As long as women do not have the right to a dignified motherhood, they will continue to resort to abortion. Even if this goes against their ideological and religious believes. They will continue to be condemned to death because the capitalist bourgeois State will continue to be incapable of guaranteeing public, free and quality health for all the population. Including working-class women who would like to have safe abortions. Governments, in service of the bourgeoisie, have cut services like public health as part of the adjustments and attacks they push against social rights.
The fight for the decriminalization and legalization of abortion is a task for all workers, men and women. It must be part of the general struggle of the class against governments and their reforms. On this September 28, we will remember the mutilations and deaths of women that take place every year due to illegal abortions. We will fight for the right of abortion to be guaranteed by law, so that not even one more woman is punished for having an abortion. We will also fight to show the hypocrisy of the bourgeois capitalist state. While it denies women the right to abortion, it is incapable of granting working class women a dignified motherhood.
To struggle to achieve Legal Abortion
We must follow the example of the Irish, the Argentinian and all the countries where abortion was achieved through organization and mobilization of women with the support of the working class.
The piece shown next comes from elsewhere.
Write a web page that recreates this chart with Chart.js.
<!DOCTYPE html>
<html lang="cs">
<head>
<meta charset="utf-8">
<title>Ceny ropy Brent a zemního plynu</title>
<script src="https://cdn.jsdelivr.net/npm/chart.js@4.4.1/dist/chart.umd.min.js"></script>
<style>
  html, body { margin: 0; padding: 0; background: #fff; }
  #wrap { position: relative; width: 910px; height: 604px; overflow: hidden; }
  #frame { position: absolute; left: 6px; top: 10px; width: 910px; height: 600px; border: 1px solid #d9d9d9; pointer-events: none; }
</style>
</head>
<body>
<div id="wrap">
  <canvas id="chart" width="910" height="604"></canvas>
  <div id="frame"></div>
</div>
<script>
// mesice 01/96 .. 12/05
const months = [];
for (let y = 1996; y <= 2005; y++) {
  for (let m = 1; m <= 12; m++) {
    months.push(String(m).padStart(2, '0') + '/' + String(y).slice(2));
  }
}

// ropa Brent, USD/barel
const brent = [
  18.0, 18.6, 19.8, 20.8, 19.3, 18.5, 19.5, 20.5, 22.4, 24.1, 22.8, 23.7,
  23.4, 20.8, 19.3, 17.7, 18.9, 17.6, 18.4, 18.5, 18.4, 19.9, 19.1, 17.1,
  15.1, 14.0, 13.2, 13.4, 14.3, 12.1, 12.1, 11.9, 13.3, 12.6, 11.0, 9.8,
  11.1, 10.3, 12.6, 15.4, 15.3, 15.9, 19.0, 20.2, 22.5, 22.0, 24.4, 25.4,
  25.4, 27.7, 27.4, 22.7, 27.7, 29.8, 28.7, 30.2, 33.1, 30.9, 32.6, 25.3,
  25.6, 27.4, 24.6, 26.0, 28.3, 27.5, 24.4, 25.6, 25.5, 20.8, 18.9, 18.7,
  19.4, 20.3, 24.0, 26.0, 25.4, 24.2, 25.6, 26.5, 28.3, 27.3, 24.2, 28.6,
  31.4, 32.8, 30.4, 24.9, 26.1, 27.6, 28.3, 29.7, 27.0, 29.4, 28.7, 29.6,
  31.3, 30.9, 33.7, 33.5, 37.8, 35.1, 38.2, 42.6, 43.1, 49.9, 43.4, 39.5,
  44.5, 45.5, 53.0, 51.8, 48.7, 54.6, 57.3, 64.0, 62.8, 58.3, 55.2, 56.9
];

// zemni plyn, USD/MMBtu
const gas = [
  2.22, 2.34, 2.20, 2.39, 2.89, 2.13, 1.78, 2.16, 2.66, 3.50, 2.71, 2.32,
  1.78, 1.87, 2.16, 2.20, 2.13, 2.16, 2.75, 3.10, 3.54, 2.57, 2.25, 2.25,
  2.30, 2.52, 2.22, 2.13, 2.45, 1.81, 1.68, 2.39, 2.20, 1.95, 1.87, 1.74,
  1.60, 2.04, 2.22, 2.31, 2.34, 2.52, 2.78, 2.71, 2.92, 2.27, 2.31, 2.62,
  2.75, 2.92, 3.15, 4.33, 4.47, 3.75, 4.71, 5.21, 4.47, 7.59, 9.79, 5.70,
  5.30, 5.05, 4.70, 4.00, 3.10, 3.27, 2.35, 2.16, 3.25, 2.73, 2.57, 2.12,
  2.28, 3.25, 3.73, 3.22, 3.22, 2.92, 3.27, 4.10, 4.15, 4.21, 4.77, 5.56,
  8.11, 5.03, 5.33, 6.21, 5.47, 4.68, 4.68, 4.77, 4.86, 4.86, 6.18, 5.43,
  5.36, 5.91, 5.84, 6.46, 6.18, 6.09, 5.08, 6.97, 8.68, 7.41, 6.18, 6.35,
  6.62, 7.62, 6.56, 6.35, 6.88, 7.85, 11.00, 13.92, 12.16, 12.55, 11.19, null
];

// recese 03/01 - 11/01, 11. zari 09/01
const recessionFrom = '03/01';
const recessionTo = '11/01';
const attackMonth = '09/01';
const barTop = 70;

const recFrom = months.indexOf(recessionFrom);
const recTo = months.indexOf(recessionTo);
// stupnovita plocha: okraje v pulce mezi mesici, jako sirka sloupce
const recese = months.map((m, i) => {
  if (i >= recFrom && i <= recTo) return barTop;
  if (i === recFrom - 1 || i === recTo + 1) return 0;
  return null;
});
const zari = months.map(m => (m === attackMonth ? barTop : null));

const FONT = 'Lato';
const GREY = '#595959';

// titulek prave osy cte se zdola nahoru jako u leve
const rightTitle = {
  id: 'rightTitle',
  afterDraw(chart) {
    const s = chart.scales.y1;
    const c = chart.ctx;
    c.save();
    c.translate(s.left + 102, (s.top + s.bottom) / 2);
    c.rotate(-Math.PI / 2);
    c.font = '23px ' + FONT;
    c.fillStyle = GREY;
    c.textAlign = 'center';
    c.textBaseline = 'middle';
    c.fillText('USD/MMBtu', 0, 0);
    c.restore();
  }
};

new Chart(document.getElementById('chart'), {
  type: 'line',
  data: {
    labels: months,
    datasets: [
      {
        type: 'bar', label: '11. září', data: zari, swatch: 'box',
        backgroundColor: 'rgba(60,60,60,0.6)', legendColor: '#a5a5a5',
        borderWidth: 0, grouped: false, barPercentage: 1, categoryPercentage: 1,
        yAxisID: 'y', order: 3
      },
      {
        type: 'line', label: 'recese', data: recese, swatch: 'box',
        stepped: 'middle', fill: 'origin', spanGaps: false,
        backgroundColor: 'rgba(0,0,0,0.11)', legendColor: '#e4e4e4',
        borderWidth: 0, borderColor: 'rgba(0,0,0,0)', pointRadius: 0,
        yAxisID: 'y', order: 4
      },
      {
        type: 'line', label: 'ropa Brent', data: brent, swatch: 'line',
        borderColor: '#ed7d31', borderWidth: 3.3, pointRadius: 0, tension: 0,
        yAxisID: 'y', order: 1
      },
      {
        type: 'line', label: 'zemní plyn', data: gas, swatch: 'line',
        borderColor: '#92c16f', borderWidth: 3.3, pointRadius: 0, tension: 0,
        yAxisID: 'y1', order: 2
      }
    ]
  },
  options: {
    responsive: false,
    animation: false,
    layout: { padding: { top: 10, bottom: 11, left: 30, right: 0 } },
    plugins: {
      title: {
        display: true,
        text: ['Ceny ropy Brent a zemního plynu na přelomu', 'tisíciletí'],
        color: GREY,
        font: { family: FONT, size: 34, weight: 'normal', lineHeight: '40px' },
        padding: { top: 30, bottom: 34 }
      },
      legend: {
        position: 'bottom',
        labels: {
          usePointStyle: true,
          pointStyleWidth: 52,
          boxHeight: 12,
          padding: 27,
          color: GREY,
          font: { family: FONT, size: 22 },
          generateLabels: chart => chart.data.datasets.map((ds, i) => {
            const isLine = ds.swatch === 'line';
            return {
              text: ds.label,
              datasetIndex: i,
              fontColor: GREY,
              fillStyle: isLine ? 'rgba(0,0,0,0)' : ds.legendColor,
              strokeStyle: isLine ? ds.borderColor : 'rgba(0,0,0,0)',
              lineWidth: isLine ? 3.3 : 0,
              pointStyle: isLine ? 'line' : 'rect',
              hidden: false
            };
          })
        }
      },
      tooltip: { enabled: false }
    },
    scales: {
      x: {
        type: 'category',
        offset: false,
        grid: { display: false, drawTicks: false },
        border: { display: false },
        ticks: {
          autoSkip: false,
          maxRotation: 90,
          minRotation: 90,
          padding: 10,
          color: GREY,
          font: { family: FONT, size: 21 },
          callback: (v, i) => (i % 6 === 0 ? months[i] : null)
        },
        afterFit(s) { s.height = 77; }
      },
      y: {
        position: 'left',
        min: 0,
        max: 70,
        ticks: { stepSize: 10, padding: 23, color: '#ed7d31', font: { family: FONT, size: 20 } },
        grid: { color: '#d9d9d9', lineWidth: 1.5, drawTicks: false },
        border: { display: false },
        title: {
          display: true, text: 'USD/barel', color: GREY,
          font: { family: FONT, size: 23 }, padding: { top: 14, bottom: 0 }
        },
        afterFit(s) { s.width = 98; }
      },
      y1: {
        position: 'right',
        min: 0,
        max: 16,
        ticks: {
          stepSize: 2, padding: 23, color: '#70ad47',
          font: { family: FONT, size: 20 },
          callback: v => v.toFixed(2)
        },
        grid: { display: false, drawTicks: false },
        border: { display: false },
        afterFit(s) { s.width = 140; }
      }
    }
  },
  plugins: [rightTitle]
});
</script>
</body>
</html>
In several countries, like Brazil and Guatemala, the Church and the more conservative sectors have being doing systematic lobby to restrain further the abortion legislation. Thanks to the struggle of the women’s movement, they do not manage to advance in their agenda, but it is necessary to intensify the struggle. It is necessary to implement a broad campaign in defense of the legalization of abortion in Latin America and the Caribbean, and everywhere that abortion has not yet been legalized. The working-class must be at its center, and it must be conscious on the cruelty of the legislations that contribute with the death of women, mainly poor women.
Finally, we must hold no trust on the good will of the parliament, the governments and bourgeois justice to grant us this right. As all demands of the class, it may only be obtained in struggle. On the 28, let us all go to the streets and say: sexual education and birth control to decide, legal and safe abortion not to die!